Storm in Plains brings road havoc

ST. JOSEPH, Mo. - A blinding snowstorm blew across the Plains yesterday, causing two deaths and dozens of injuries in numerous multicar pileups and forcing authorities to close portions of several major highways.

One person died in a chain-reaction pileup involving as many as 80 vehicles, including several tractor-trailer rigs, on Interstate 40 in Amarillo, Texas, police said. In northeast Kansas, one person was killed in a 30-car pileup on Interstate 70, causing authorities to close a 40-mile stretch of the highway. The pileup occurred about 30 miles west of Topeka.

The fierce snowstorm caused another wreck involving 20 to 40 vehicles on Interstate 29 in St. Joseph in western Missouri.

- AP

Bush pays tribute to troop families

WASHINGTON - President Bush praised U.S. troops yesterday and gave a special thank-you to military families who have turned the grief of losing loved ones into acts of compassion.

"This Christmas, many will sit down for dinner thinking of their loved ones half a world away," Bush said in his weekly radio broadcast. "These families deserve the thanks and the prayers of our whole nation."
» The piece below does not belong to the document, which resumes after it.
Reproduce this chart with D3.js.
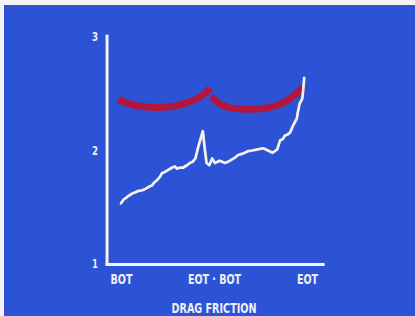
<!DOCTYPE html>
<html><head><meta charset="utf-8">
<script src="https://cdn.jsdelivr.net/npm/d3@7"></script>
<style>html,body{margin:0;padding:0;background:#f3f3f5;}svg{display:block;}</style>
</head><body>
<script>
// ---- data ----
const xTickLabels = ["BOT", "EOT · BOT", "EOT"];
const xTickValues = [0, 1, 2];
const yTickValues = [1, 2, 3];
const xTitle = "DRAG FRICTION";

// white measured line
const frictionX = [0.00,0.03,0.05,0.08,0.10,0.13,0.15,0.19,0.23,0.26,0.28,0.31,0.33,0.36,0.39,0.42,0.44,0.47,0.49,0.52,0.55,0.58,0.60,0.64,0.67,0.71,0.74,0.77,0.80,0.83,0.88,0.90,0.92,0.95,0.98,1.01,1.06,1.12,1.16,1.19,1.23,1.26,1.30,1.33,1.37,1.41,1.47,1.53,1.58,1.63,1.68,1.71,1.74,1.76,1.79,1.82,1.85,1.87,1.89,1.90,1.92,1.95,1.96,1.97];
const frictionY = [1.535,1.57,1.58,1.60,1.61,1.625,1.63,1.645,1.65,1.66,1.67,1.685,1.69,1.72,1.74,1.77,1.80,1.81,1.82,1.835,1.85,1.86,1.84,1.85,1.85,1.87,1.89,1.90,1.93,2.03,2.17,2.02,1.89,1.87,1.93,1.89,1.91,1.89,1.905,1.92,1.94,1.96,1.97,1.98,1.995,2.00,2.01,2.02,2.00,1.98,2.01,2.09,2.10,2.13,2.14,2.16,2.22,2.25,2.28,2.33,2.41,2.46,2.54,2.64];

// red model arcs
const arc1X = [-0.03,0.13,0.45,0.71,0.88,0.96];
const arc1Y = [2.45,2.39,2.37,2.41,2.48,2.55];
const arc2X = [0.97,1.06,1.20,1.39,1.57,1.74,1.89,1.96];
const arc2Y = [2.48,2.40,2.37,2.36,2.37,2.41,2.50,2.56];

// ---- drawing ----
const W = 415, H = 316;
const svg = d3.select("body").append("svg").attr("width", W).attr("height", H);
svg.append("rect").attr("x", 4).attr("y", 5).attr("width", W - 4).attr("height", H - 5).attr("fill", "#2c53d6");

const x = d3.scaleLinear().domain([0, 2]).range([121, 307]);
const y = d3.scaleLinear().domain([1, 3]).range([264, 37]);
const font = "'Liberation Sans Narrow','DejaVu Sans Condensed',sans-serif";
const txt = "#eef0f8";
const labelWidths = [22, 53, 21];

// axes lines
const axisX0 = x(-0.15), axisX1 = x(2.19);
svg.append("line").attr("x1", axisX0).attr("x2", axisX0).attr("y1", y(3.02)).attr("y2", y(0.99))
  .attr("stroke", "#f4f4f8").attr("stroke-width", 3);
svg.append("line").attr("x1", axisX0 - 1.5).attr("x2", axisX1).attr("y1", y(0.995)).attr("y2", y(0.995))
  .attr("stroke", "#f4f4f8").attr("stroke-width", 3);

// y axis tick labels
const yAxis = d3.axisLeft(y).tickValues(yTickValues).tickSize(0).tickPadding(9).tickFormat(d3.format("d"));
const gy = svg.append("g").attr("transform", `translate(${axisX0},0)`).call(yAxis);
gy.select(".domain").remove();
gy.selectAll("text").attr("fill", txt).attr("font-family", font).attr("font-weight", "bold").attr("font-size", 11.5)
  .attr("textLength", 6).attr("lengthAdjust", "spacingAndGlyphs");

// x axis tick labels
const xAxis = d3.axisBottom(x).tickValues(xTickValues).tickSize(0).tickPadding(8).tickFormat((d, i) => xTickLabels[i]);
const gx = svg.append("g").attr("transform", `translate(0,${y(1)+2})`).call(xAxis);
gx.select(".domain").remove();
gx.selectAll("text").attr("fill", txt).attr("font-family", font).attr("font-weight", "bold").attr("font-size", 13.5)
  .attr("textLength", (d, i) => labelWidths[i]).attr("lengthAdjust", "spacingAndGlyphs");

svg.append("text").attr("x", x(1)).attr("y", 312.5).attr("text-anchor", "middle")
  .attr("fill", txt).attr("font-family", font).attr("font-weight", "bold").attr("font-size", 14.5)
  .attr("textLength", 85).attr("lengthAdjust", "spacingAndGlyphs")
  .text(xTitle);

// red arcs
const arcLine = d3.line().x(d => x(d[0])).y(d => y(d[1])).curve(d3.curveBasis);
[[arc1X, arc1Y], [arc2X, arc2Y]].forEach(([xs, ys]) => {
  svg.append("path").datum(xs.map((v, i) => [v, ys[i]]))
    .attr("d", arcLine).attr("fill", "none").attr("stroke", "#b3163c")
    .attr("stroke-width", 7).attr("stroke-linecap", "butt");
});

// white line
const wl = d3.line().x(d => x(d[0])).y(d => y(d[1]));
svg.append("path").datum(frictionX.map((v, i) => [v, frictionY[i]]))
  .attr("d", wl).attr("fill", "none").attr("stroke", "#f4f2ea")
  .attr("stroke-width", 2.7).attr("stroke-linejoin", "round").attr("stroke-linecap", "round");
</script>
</body></html>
Bush mentioned, among others, Army Spec. Michael Rodriguez of Knoxville, Tenn., who often wrote to his family about children he met on patrol during his deployment in Iraq. Rodriguez was killed in April by a suicide bomber, but his family honors his memory by helping collect school supplies for students at an Iraqi school for girls.

- AP

Man convicted in teen's shooting

RIVERHEAD, N.Y. - A jury yesterday convicted a black man of killing a white teenager during a racially charged encounter outside the man's home. Jurors found John White, 54, guilty of second-degree manslaughter in the death of Daniel Cicciaro despite the man's contentions that he feared a "lynch mob" had come to attack his family. The ruling came on the fourth day of deliberations.

Jurors also found White guilty of criminal possession of a weapon.

White testified during the trial that he was trying to protect his family in 2006 when he brandished a gun after a group of angry white teenagers turned up at his house late at night to fight his son. White contended that the gun went off accidentally, killing Cicciaro, 17.

- AP

Elsewhere:

Former FBI Director

J. Edgar Hoover had a plan to suspend the rules against illegal detention and arrest up to 12,000 Americans he suspected of being disloyal, according to a newly declassified document, the New York Times reported. He sent his plan to the White House on July 7, 1950, less than two weeks after the Korean War began. But there is no evidence that President Harry Truman approved any part of Hoover's proposal.

A military working dog

wounded in Iraq during a rocket attack that killed its handler was adopted by the slain Marine's family. Cpl. Dustin Lee's family planned to take the bomb-sniffing dog, Lex, home to Georgia.